Chapter 6: Probability Distributions

A discrete random variable is defined as a quantity that can assume only specific values determined by chance, with standard notation using uppercase letters for the variable itself and lowercase letters for particular values it takes. A probability distribution presents all possible outcomes a discrete random variable may attain along with the likelihood of each outcome occurring, typically displayed as a table, bar chart, or line graph. The fundamental principle of probability distributions requires that all individual probabilities sum to exactly one, ensuring that the distribution accounts for every possible outcome. The concept of expectation, also called the expected value or mean, represents the long-run average result obtained by repeating an experiment many times, calculated by multiplying each possible value by its corresponding probability and summing these products. Understanding expectation alone is insufficient for fully characterizing a distribution, as it reveals only the central tendency without indicating how spread out or concentrated the values are around the mean. Variance and standard deviation measure the dispersion of a random variable around its expected value, quantifying whether outcomes cluster tightly near the mean or scatter widely across possible values.
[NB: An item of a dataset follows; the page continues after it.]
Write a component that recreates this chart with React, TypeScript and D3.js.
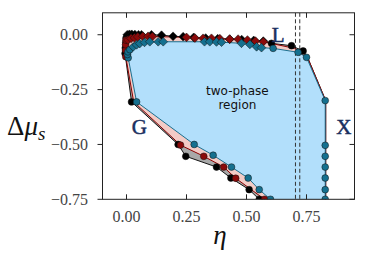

Variance is computed using the formula that takes the expected value of squared outcomes minus the square of the expected value, while standard deviation provides a more intuitive measure of spread by taking the square root of variance. Together, expectation and variance offer complementary information about the behavior of random variables, with expectation predicting the average long-term outcome and variance indicating the reliability and consistency of that prediction. These foundational concepts enable students to analyze real-world phenomena involving uncertainty and randomness.